KOSPA is actually two bills combined into a singular legislative package: the Kids Online Safety Act (KOSA) and the Children and Teens’ Online Privacy Protection Act (COPPA 2.0). KOSPA, serving as a legislative vehicle to carry the child safety measures, passed the Senate's final vote, 91-3. Only three senators voted against the combined bill. Those "no" votes are Sens. Ron Wyden, D-Ore., Rand Paul, R-Ky., and Mike Lee, R-Utah. Wyden and Paul have echoed concerns held by civil society groups that KOSA's provisions, in particular, could harm free speech. Lee, a notorious anti-porn Republican, who has introduced legislation to classify all legal pornography as "obscene," said KOSA doesn't go far enough, citing his far more extreme SCREEN Act

"I fear this bill could be used to sue services that offer privacy-enhancing technologies like encryption or anonymity features that are essential to young people’s ability to communicate securely and privately without being spied on by predators online," Wyden said in a press statement released in anticipation of KOSPA's vote. AVN reported on Wyden's concerns earlier this week when the Senate managed to advance KOSA and COPPA 2.0 through a procedural hurdle that queued up the official floor vote advancing the bills to the House. Sen. Wyden is one of the co-authors of Section 230 of the Communications Decency Act, frequently called the "First Amendment of the internet," alongside former Rep. Christopher Cox, R-Calif. 

Sen. Paul, a conservative with the occasional libertarian streak, wrote in an op-ed on July 30 for the Louisville Courier Journal criticizing supporters of the bill. "KOSA supporters will tell you that they have no desire to regulate content," wrote Paul in the column. "But the requirement that platforms mitigate undefined harms belies the bill’s effect to regulate online content."

KOSA was initially introduced by Sens. Richard Blumenthal, D-Conn., and Marsha Blackburn, R-Tenn., and was mired in debate and amendments for years.

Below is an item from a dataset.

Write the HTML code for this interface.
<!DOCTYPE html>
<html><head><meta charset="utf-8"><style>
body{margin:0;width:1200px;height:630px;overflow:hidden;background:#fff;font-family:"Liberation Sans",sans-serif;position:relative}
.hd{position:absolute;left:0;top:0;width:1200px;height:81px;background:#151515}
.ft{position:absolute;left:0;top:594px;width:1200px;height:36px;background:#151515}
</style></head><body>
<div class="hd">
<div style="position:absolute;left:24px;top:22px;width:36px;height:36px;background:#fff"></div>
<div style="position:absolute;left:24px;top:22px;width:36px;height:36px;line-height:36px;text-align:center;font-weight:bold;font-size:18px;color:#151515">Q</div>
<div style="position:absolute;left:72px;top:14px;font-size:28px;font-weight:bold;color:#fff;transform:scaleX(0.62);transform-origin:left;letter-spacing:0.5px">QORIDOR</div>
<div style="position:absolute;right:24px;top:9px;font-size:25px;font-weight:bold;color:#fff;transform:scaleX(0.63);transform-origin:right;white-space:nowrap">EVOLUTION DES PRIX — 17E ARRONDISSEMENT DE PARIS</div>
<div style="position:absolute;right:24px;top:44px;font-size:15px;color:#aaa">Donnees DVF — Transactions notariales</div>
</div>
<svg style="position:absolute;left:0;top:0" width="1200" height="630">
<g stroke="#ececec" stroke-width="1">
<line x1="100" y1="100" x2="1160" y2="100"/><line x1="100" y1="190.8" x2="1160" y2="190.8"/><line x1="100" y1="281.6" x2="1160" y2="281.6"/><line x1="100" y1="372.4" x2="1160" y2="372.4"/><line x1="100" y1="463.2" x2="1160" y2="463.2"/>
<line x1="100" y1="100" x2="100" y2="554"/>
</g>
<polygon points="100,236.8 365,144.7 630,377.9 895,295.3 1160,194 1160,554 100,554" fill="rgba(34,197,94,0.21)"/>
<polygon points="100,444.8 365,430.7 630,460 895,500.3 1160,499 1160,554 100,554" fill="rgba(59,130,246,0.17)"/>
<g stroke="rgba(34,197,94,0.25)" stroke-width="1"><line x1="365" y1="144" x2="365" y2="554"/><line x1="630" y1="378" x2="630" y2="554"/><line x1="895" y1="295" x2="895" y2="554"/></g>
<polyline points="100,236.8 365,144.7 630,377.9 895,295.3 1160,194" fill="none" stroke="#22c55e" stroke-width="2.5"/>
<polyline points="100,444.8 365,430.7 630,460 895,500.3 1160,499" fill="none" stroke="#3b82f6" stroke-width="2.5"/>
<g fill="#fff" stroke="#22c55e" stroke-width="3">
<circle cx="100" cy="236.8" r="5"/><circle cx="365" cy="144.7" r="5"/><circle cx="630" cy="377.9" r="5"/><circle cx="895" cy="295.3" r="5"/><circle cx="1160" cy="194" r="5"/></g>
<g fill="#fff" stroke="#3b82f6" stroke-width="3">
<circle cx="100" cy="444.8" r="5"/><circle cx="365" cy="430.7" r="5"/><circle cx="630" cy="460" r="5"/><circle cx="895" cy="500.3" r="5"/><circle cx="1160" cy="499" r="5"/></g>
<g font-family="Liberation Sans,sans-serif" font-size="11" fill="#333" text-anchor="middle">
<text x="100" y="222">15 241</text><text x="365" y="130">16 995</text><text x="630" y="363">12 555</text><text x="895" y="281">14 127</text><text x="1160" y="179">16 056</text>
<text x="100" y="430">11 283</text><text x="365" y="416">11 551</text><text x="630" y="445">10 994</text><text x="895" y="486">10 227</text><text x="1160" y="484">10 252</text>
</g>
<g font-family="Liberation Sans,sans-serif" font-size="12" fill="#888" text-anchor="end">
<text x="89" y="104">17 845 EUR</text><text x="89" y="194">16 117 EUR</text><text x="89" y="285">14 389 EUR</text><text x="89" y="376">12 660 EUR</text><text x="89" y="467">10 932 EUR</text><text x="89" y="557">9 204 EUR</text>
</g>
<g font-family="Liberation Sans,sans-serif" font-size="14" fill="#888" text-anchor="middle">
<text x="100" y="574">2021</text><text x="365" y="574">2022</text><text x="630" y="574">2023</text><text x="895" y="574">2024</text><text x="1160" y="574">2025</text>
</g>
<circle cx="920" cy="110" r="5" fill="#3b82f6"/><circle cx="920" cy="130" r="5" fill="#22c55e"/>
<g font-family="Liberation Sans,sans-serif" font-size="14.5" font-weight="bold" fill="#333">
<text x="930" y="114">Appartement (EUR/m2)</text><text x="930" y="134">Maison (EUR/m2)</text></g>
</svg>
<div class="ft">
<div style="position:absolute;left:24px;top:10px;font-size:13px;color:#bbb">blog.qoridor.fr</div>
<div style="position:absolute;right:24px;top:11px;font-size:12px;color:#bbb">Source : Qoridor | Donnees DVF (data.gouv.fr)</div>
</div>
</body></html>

KOSA has undergone significant changes due, in part, to Blackburn's reputation for being extremely anti-LGBTQ+ and for going on record as wanting to use the law to censor material about transgender rights online. 

This prompted initial opposition from groups like GLAAD and the Human Rights Campaign. However, after amendments were made, the two LGBTQ+ rights organizations withdrew their opposition. This hasn't convinced the American Civil Liberties Union (ACLU), the Electronic Frontier Foundation, Fight for the Future, and many other organizations across the political spectrum.

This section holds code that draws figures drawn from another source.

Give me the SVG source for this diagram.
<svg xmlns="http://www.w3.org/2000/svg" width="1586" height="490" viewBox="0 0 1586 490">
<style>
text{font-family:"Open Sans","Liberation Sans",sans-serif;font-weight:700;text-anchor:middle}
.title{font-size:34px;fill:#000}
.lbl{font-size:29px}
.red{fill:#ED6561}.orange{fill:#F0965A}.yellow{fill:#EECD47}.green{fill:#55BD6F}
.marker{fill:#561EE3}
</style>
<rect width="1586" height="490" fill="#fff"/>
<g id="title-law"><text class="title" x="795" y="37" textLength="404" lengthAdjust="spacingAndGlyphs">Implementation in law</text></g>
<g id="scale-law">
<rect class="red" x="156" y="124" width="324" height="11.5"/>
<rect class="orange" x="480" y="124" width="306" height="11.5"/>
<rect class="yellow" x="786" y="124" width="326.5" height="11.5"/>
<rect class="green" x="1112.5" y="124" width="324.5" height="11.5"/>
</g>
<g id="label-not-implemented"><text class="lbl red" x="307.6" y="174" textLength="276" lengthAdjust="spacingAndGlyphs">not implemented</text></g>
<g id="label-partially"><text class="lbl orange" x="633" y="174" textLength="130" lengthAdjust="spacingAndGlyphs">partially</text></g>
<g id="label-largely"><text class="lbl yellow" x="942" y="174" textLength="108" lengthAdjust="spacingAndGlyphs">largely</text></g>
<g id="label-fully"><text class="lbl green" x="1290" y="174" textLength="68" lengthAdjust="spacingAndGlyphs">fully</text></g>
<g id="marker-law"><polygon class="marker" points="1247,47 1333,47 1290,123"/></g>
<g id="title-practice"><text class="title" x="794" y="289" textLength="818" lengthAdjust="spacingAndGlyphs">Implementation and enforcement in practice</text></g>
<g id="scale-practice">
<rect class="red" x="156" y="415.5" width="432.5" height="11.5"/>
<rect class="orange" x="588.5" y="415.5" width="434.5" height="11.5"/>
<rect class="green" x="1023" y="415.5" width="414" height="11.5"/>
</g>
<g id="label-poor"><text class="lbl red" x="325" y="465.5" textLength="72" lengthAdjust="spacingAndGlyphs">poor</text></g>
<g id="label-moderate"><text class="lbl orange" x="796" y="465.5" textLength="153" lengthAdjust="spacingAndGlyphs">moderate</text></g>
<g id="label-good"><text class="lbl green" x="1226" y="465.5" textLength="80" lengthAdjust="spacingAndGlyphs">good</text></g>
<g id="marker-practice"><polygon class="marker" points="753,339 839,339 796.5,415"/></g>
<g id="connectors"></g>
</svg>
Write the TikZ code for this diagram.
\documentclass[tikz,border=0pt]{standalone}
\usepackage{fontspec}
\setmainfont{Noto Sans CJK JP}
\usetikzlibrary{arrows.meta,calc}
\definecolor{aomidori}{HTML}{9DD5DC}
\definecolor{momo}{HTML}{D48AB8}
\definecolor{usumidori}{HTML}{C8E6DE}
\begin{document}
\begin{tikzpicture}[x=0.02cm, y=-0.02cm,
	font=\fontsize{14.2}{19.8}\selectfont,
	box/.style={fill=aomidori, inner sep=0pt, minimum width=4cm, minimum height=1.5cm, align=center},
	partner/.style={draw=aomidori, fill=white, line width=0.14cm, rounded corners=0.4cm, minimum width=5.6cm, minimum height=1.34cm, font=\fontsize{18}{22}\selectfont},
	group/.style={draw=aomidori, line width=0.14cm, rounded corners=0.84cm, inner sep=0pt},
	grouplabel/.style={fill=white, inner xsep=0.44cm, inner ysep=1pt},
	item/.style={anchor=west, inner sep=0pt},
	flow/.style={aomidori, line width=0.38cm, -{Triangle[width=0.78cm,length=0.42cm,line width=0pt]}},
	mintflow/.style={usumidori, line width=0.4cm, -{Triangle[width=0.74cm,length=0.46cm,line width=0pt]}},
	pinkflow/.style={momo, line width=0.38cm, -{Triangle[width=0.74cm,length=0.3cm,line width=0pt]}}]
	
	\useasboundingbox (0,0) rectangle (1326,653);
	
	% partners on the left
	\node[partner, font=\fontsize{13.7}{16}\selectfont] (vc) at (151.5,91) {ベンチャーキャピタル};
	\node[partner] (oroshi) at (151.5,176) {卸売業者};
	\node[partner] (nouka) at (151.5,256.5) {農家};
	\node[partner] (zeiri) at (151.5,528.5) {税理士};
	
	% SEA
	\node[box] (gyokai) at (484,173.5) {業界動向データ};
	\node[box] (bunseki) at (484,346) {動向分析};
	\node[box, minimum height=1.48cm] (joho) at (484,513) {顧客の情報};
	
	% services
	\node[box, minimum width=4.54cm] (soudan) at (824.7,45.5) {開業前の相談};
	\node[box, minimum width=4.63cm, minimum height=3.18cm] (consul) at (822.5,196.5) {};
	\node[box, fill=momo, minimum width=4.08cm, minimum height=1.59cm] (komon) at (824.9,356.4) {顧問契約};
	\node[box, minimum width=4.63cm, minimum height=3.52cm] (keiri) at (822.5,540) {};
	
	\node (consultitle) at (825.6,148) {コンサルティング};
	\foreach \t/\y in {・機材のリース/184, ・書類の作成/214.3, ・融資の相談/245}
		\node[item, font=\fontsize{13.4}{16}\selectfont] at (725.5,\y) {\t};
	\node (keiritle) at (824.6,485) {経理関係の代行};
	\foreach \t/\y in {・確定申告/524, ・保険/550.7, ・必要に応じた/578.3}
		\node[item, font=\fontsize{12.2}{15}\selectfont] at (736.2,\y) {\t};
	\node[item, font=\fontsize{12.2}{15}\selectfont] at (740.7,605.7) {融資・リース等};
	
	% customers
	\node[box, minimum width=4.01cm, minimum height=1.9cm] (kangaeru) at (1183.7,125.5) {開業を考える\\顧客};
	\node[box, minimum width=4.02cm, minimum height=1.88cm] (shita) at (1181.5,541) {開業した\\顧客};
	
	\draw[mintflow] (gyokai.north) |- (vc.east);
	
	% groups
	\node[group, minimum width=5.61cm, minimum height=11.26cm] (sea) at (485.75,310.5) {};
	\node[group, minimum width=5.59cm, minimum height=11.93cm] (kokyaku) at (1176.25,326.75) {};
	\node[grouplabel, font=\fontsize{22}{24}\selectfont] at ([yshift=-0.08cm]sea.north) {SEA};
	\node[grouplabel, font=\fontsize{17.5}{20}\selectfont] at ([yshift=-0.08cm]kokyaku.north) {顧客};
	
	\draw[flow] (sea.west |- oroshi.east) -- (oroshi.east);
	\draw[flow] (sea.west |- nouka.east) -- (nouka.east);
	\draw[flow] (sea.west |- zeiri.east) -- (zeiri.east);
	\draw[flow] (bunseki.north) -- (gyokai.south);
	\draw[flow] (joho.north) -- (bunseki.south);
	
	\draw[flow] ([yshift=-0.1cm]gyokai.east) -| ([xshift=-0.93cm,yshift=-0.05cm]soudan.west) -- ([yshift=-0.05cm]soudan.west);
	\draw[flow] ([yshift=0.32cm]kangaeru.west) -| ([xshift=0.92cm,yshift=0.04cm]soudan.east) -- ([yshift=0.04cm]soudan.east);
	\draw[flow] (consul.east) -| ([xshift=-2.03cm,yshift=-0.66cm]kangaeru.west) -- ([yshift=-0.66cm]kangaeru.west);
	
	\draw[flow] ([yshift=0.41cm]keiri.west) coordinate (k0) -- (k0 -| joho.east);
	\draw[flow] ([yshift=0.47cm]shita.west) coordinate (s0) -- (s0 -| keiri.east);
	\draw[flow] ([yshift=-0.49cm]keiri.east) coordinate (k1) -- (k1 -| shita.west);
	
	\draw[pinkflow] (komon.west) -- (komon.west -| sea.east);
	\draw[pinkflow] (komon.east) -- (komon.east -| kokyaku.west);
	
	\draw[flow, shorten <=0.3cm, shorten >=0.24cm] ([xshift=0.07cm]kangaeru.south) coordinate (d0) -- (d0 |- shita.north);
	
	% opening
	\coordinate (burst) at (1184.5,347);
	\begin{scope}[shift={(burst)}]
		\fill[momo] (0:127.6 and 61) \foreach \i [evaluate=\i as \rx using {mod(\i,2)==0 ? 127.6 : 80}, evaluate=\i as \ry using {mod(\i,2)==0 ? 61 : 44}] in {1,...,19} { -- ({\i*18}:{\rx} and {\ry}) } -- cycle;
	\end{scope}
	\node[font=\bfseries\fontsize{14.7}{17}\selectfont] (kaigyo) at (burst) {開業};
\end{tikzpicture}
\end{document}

Groups like the ACLU are concerned about the proposed duty of care, which would require social media companies to overhaul their platforms to be "safe by design" (in the words of Sen. Blumenthal during his floor speech urging the passage of KOSA). This means virtually all platforms would have to prevent and mitigate harm to users who are minors caused by social media use, such as limiting and outright blocking materials that might promote self-harm, suicide, eating disorders, substance abuse or sexualization. The bill empowers the Federal Trade Commission (FTC) to enforce any of these provisions. FTC enforcement power doesn't sit well with many free speech activists concerned over censorship.

For the ACLU, KOSPA could further compound efforts by predominately far-right Republican state lawmakers and officials to censor material they say is "harmful to minors."

But what these far-right officials consider "harmful to minors" often isn't even remotely classified as pornography. In fact, there is concern that KOSPA could be used to censor online speech dealing with reproductive health, resources for LGBTQ+ youth, and material in the news media deemed "harmful."

“As state legislatures and school boards across the country impose book bans and classroom censorship laws, the last thing students and parents need is another act of government censorship deciding which educational resources are appropriate for their families," said Jenna Leventoff, senior policy counsel at the ACLU's national affiliate, in a press statement.

"The vast majority of speech that KOSA affects is constitutionally protected in the U.S., which is why there is a long list of reasons that KOSA is unconstitutional," wrote Joe Mullin, a senior policy analyst for the Electronic Frontier Foundation, in a July 30 blog post.

If the bill passes the House and is signed into law by lame-duck President Joe Biden, this could harm civil liberties for millions of youth and adults.

KOSPA also orders the executive branch to conduct a feasibility study about laying down the groundwork for a national age-verification requirement for all internet websites. Naturally, this is a matter that troubles adult entertainment industry stakeholders who are already fighting attempts by the same predominately far-right officials to censor otherwise legal adult platforms.

"It will be interesting to see what [the U.S. Supreme Court] does with KOSA," adult industry attorney Michael Fattorosi told AVN.

Fattorosi refers to ongoing litigation in several federal courts, including the conservative-leaning Supreme Court, where adult industry trade group the Free Speech Coalition challenged state age verification laws targeting porn. Of note, the Free Speech Coalition sued the state of Texas along with the parent companies of the world's largest adult platforms targeting the age verification measure adopted by that state's legislature in 2023. AVN continues to report extensively on this case and how the Supreme Court took up the case for the next court term.

"I believe what they decide in the Texas litigation involving the adult industry will signal how they may decide KOSA," if a case is brought to the high court, Fattorosi said.

Corey Silverstein, another adult industry attorney, also told AVN that he is "alarmed by the fact that lawmakers seem to be conveniently forgetting or ignoring the U.S. Constitution and existing case precedent. I agree that protecting our youth online is essential, but using a sledgehammer to mount a nail isn't the solution."

The KOSPA legislative vehicle has advanced to the House of Representatives.

House Speaker Mike Johnson, R-La., said he's "looking forward to reviewing the details of the legislation" in a statement his office made to The Verge on July 23.